DSPL, SDMX and the future of Data

It was It was that Google has made their Public Data Explorer open to the public, so now anyone can upload data. While the data that they have made available is interesting, what is more interesting is the much subtler announcement of their DataSet Publication Language (DSPL).

DSPL is a data/metadata language specification that basically allows people to describe multi-dimensional, aggregate datasets, along with their appropriate metadata in a structured way. For those of you playing along at home, this is almost identical to the ideas behind SDMX. Both languages support datasets by essentially defining compound keys of dimensions and their associated measures – dimensions and metrics in DSPL and key families and measures in SDMX. However, there are three significant differences between the two standards which will impact which one will see the wider adoption.

1: SDMX was a collaborative effort to meet the needs of a wide banking and statistical community, DSPL was made solely by Google to accommodate the Public Data Explorer.

For good or bad, when making DSPL, Google only had to meet their own needs: design a standard that will help people write data for the Public Data Explorer, it would be good if it was easy. SDMX on the other hand, has had a lot of hands pulling it, which means the standard, as well written as it is, is overly complex and meets more needs than any one agency could every likely encounter. The important thing about the size of the spec, is that it has a near linear relationship to the size of the documentation, which means…

2: DSPLs documentation is vastly shorter than SDMX.

When I first began looking at SDMX, the documentation was enormous. To be able to go through the simple task of making a dataset, and adding its metadata required reading through reams of documentation. In the end it was possible, but not without a significant investment of time, and for many people if the time to produce something productive is too long they will start to look elsewhere. However, the documentation for DSPL is light, and easy to understand, such that it took me much less time to start working with the standard productively *****. However, one of the main reasons the documentation is so small is because…

**3: SDMX manages all data and metadata in XML, DSPL uses XML and CSV

** This leads to a huge difference in understanding how to start working with data. DSPL works for the same idea as SDMX that data should be defined according to its dimensions, and that these dimensions should be described as XML to allow people and machines to understand them. However, DSPL manages all its data, ie the actual numbers, as tabular in Comma Separated Value (CSV) files, while SDMX serialises the data in XML constructs – this is a massive difference.

Any programmer worth their salt can process CSVs: readline, split by commas, do things with values, repeat. There are standard libraries for managing CSVs, it can be imported into most RDBMS and is almost a defacto standard for data – even Excel supports it. This means that to write a tool to work with DSPL, one only needs to learn one new thing, rather than two. It also acts as an improvement to an existing technology, rather than a completely new idea.

4: DSPL is backed by Google, SDMX isn’t

This is probably the biggest difference of all.
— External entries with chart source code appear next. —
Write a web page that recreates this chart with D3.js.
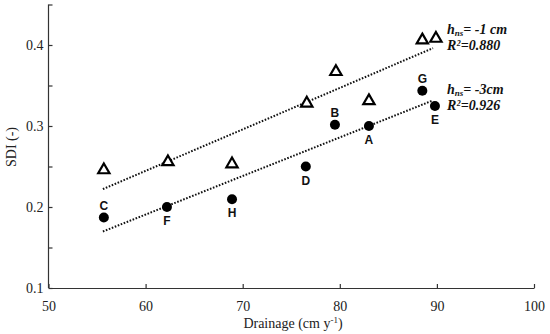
<!DOCTYPE html>
<html><head><meta charset="utf-8">
<script src="https://cdn.jsdelivr.net/npm/d3@7"></script>
<style>body{margin:0;background:#fff}svg{display:block}</style>
</head><body>
<svg id="c" width="550" height="334"></svg>
<script>
// Data
const labels = ["C","F","H","D","B","A","G","E"];
const drainage3 = [55.7, 62.2, 68.9, 76.5, 79.5, 83.0, 88.5, 89.8];
const sdi3 = [0.187, 0.200, 0.2095, 0.250, 0.3015, 0.300, 0.3435, 0.3247];
const labelPos = ["above","below","below","below","above","below","above","below"];
const drainage1 = [55.7, 62.3, 68.9, 76.6, 79.6, 83.0, 88.5, 89.9];
const sdi1 = [0.2457, 0.2556, 0.253, 0.328, 0.367, 0.331, 0.406, 0.408];
const xTicks = [50, 60, 70, 80, 90, 100];
const yTicks = [0.1, 0.15, 0.2, 0.25, 0.3, 0.35, 0.4, 0.45];
const yLabelTicks = [0.1, 0.2, 0.3, 0.4];
const annHead = ["= -1 cm", "= -3cm"];
const annR2 = ["=0.880", "=0.926"];

const svg = d3.select("#c");
const x = d3.scaleLinear().domain([50, 100]).range([48.5, 534]);
const y = d3.scaleLinear().domain([0.1, 0.4]).range([288, 45]);
const serif = "Liberation Serif, Times New Roman, serif";

function fit(xs, ys) {
  const n = xs.length, mx = d3.mean(xs), my = d3.mean(ys);
  let sxy = 0, sxx = 0;
  for (let i = 0; i < n; i++) { sxy += (xs[i]-mx)*(ys[i]-my); sxx += (xs[i]-mx)**2; }
  const b = sxy / sxx, a = my - b*mx;
  return v => a + b*v;
}

// Axes
const xAxis = svg.append("g").attr("transform", `translate(0,${y(0.1)})`)
  .call(d3.axisBottom(x).tickValues(xTicks).tickSizeInner(-4).tickSizeOuter(0).tickPadding(13));
const yAxis = svg.append("g").attr("transform", `translate(${x(50)},0)`)
  .call(d3.axisLeft(y).tickValues(yTicks).tickSizeInner(-4).tickSizeOuter(0).tickPadding(5)
    .tickFormat(d => yLabelTicks.some(t => Math.abs(t-d) < 1e-9) ? d3.format(".1f")(d) : ""));
[xAxis, yAxis].forEach(g => {
  g.attr("font-family", serif).attr("font-size", 14);
  g.selectAll("path,line").attr("stroke", "#333").attr("stroke-width", 1.2);
  g.selectAll("text").attr("font-family", serif).attr("font-size", 14).attr("fill", "#222");
});
yAxis.select(".domain").attr("d", `M0,${y(0.45)}V${y(0.1)}`);

svg.append("text").attr("x", 293).attr("y", 328).attr("text-anchor", "middle")
  .attr("font-family", serif).attr("font-size", 14).attr("fill", "#222")
  .html('Drainage (cm y<tspan dy="-5" font-size="9">-1</tspan><tspan dy="5">)</tspan>');
svg.append("text").attr("transform", `translate(16,147) rotate(-90)`).attr("text-anchor", "middle")
  .attr("font-family", serif).attr("font-size", 14).attr("fill", "#222")
  .text("SDI (-)");

// Trend lines
function trend(xs, ys) {
  const f = fit(xs, ys);
  const x0 = d3.min(xs) - 0.1, x1 = d3.max(xs) - 0.3;
  svg.append("line").attr("x1", x(x0)).attr("y1", y(f(x0))).attr("x2", x(x1)).attr("y2", y(f(x1)))
    .attr("stroke", "#111").attr("stroke-width", 2).attr("stroke-dasharray", "1.6,1.6");
}
trend(drainage1, sdi1);
trend(drainage3, sdi3);

// Triangles
const tri = d3.symbol().type(d3.symbolTriangle).size(55);
svg.append("g").selectAll("path").data(drainage1).join("path")
  .attr("d", tri).attr("transform", (d, i) => `translate(${x(d)},${y(sdi1[i])})`)
  .attr("fill", "#fff").attr("stroke", "#000").attr("stroke-width", 2.2);

// Circles
svg.append("g").selectAll("circle").data(drainage3).join("circle")
  .attr("cx", d => x(d)).attr("cy", (d, i) => y(sdi3[i])).attr("r", 5).attr("fill", "#000");
svg.append("g").selectAll("text").data(labels).join("text")
  .attr("x", (d, i) => x(drainage3[i])).attr("y", (d, i) => y(sdi3[i]) + (labelPos[i] === "above" ? -8 : 18))
  .attr("text-anchor", "middle").attr("font-family", "Liberation Sans, Arial, sans-serif")
  .attr("font-weight", "bold").attr("font-size", 12).attr("fill", "#111").text(d => d);

// Annotations (pieces placed side by side)
function pieces(x0, yb, parts) {
  const g = svg.append("g").attr("font-family", serif).attr("font-style", "italic")
    .attr("font-weight", "bold").attr("fill", "#111");
  let cx = x0;
  parts.forEach(p => {
    const t = g.append("text").attr("x", cx).attr("y", yb + (p.dy || 0))
      .attr("font-size", p.size).text(p.t);
    cx += t.node().getComputedTextLength() + (p.gap || 0);
  });
}
const annY = [34, 94];
annHead.forEach((h, i) => {
  pieces(447, annY[i], [{t: "h", size: 14}, {t: "ns", size: 9, dy: 2}, {t: h, size: 14}]);
  pieces(447, annY[i] + 16, [{t: "R", size: 14, gap: 0.5}, {t: "2", size: 8, dy: -4}, {t: annR2[i], size: 14}]);
});
</script>
</body></html>
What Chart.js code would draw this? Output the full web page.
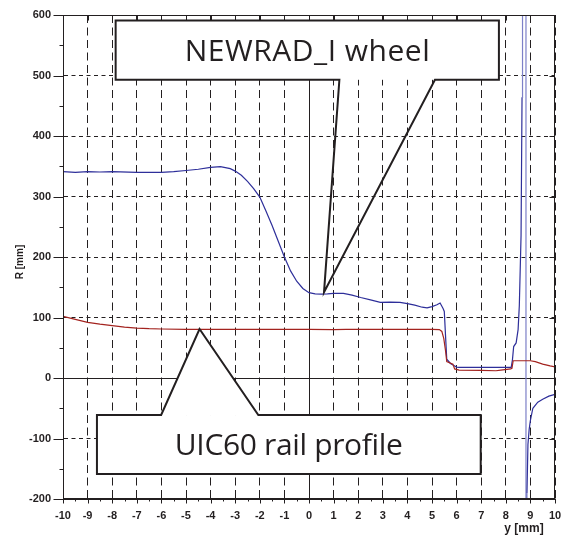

Despite the fact that SDMX may be managed by some pretty heavy weight players, weighing in against Google they look like small fry. Google also has the advantage that it has visibility with developers and that will make the big difference between the two. A standard could be the best designed, easiest to learn, and most useful, but if no-one is writing tools for it, if no-one is promoting it, if there aren’t the resources to work with it, then it is doomed to fail. Google has the ability, experience and resources to drive this ground swell.

So where does this leave our two standards?

Well, hopefully, it leaves them in a position to work with each other. DSPL acts as a great entry point into the more complex SDMX metadata requirements – an SDMX-Lite almost. This is especially of note, considering that with such a large overlap, it would take little effort to write a tool to convert data between the two standards – albeit with a lossy conversion between SDMX and DSPL.

However, for either to ignore that the other exists is a dangerous proposition. With each format having the potential to tap into slightly different markets, a division between them would present a split between people who ultimately have similar goals,.

***** One could argue that I was able to understand DSPL so quickly because I had already learned how SDMX worked. One wouldn’t be wrong, but the point about the difference in documentation holds.